EXERCISE TASK
In your copy, leave out the pictures; write out all the data exactly.

RAW DATA

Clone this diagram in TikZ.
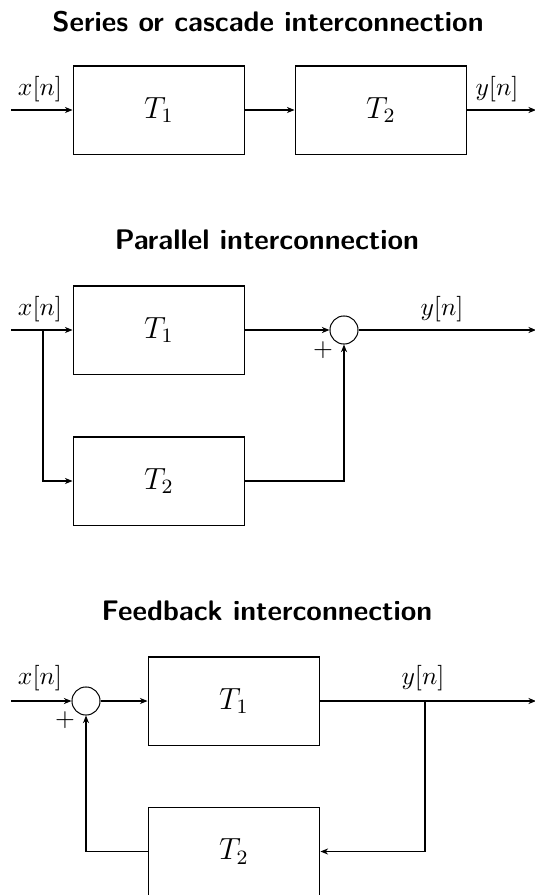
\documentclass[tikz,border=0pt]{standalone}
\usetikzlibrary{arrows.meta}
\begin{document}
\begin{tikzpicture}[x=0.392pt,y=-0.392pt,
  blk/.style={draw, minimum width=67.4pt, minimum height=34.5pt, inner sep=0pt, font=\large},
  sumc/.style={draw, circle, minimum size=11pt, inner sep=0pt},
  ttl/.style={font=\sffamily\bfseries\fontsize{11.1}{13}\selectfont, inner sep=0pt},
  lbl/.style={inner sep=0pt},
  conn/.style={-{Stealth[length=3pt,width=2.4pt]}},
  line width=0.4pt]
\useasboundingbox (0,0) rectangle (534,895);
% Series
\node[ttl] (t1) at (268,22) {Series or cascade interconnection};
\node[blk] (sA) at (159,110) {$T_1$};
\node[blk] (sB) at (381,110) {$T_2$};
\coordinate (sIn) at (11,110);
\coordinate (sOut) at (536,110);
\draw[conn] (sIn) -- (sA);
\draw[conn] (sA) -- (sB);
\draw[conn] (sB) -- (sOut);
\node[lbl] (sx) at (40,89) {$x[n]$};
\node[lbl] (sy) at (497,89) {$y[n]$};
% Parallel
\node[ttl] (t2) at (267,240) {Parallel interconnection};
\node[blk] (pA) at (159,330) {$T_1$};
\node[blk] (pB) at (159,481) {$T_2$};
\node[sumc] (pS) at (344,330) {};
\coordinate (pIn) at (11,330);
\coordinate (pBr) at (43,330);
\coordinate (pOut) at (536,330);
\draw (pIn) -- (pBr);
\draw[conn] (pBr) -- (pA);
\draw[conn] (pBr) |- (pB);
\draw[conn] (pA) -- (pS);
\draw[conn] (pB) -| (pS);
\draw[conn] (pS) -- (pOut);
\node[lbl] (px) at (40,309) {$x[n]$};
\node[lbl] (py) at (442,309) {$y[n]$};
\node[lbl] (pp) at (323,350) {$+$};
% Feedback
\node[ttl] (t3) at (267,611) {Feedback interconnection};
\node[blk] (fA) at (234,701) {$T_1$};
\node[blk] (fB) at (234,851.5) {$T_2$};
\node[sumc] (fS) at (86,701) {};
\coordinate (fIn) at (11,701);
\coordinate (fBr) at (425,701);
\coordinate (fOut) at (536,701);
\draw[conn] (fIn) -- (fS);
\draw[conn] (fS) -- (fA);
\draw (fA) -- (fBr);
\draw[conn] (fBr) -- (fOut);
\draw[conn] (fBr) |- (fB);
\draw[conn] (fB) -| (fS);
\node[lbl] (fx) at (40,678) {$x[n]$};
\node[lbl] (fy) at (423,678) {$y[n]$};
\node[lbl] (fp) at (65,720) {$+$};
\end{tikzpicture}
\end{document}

EXERCISE ANSWER
Clone this diagram in TikZ.
\documentclass[tikz,border=0pt]{standalone}
\usetikzlibrary{arrows.meta}
\begin{document}
\begin{tikzpicture}[x=0.392pt,y=-0.392pt,
  blk/.style={draw, minimum width=67.4pt, minimum height=34.5pt, inner sep=0pt, font=\large},
  sumc/.style={draw, circle, minimum size=11pt, inner sep=0pt},
  ttl/.style={font=\sffamily\bfseries\fontsize{11.1}{13}\selectfont, inner sep=0pt},
  lbl/.style={inner sep=0pt},
  conn/.style={-{Stealth[length=3pt,width=2.4pt]}},
  line width=0.4pt]
\useasboundingbox (0,0) rectangle (534,895);
% Series
\node[ttl] (t1) at (268,22) {Series or cascade interconnection};
\node[blk] (sA) at (159,110) {$T_1$};
\node[blk] (sB) at (381,110) {$T_2$};
\coordinate (sIn) at (11,110);
\coordinate (sOut) at (536,110);
\draw[conn] (sIn) -- (sA);
\draw[conn] (sA) -- (sB);
\draw[conn] (sB) -- (sOut);
\node[lbl] (sx) at (40,89) {$x[n]$};
\node[lbl] (sy) at (497,89) {$y[n]$};
% Parallel
\node[ttl] (t2) at (267,240) {Parallel interconnection};
\node[blk] (pA) at (159,330) {$T_1$};
\node[blk] (pB) at (159,481) {$T_2$};
\node[sumc] (pS) at (344,330) {};
\coordinate (pIn) at (11,330);
\coordinate (pBr) at (43,330);
\coordinate (pOut) at (536,330);
\draw (pIn) -- (pBr);
\draw[conn] (pBr) -- (pA);
\draw[conn] (pBr) |- (pB);
\draw[conn] (pA) -- (pS);
\draw[conn] (pB) -| (pS);
\draw[conn] (pS) -- (pOut);
\node[lbl] (px) at (40,309) {$x[n]$};
\node[lbl] (py) at (442,309) {$y[n]$};
\node[lbl] (pp) at (323,350) {$+$};
% Feedback
\node[ttl] (t3) at (267,611) {Feedback interconnection};
\node[blk] (fA) at (234,701) {$T_1$};
\node[blk] (fB) at (234,851.5) {$T_2$};
\node[sumc] (fS) at (86,701) {};
\coordinate (fIn) at (11,701);
\coordinate (fBr) at (425,701);
\coordinate (fOut) at (536,701);
\draw[conn] (fIn) -- (fS);
\draw[conn] (fS) -- (fA);
\draw (fA) -- (fBr);
\draw[conn] (fBr) -- (fOut);
\draw[conn] (fBr) |- (fB);
\draw[conn] (fB) -| (fS);
\node[lbl] (fx) at (40,678) {$x[n]$};
\node[lbl] (fy) at (423,678) {$y[n]$};
\node[lbl] (fp) at (65,720) {$+$};
\end{tikzpicture}
\end{document}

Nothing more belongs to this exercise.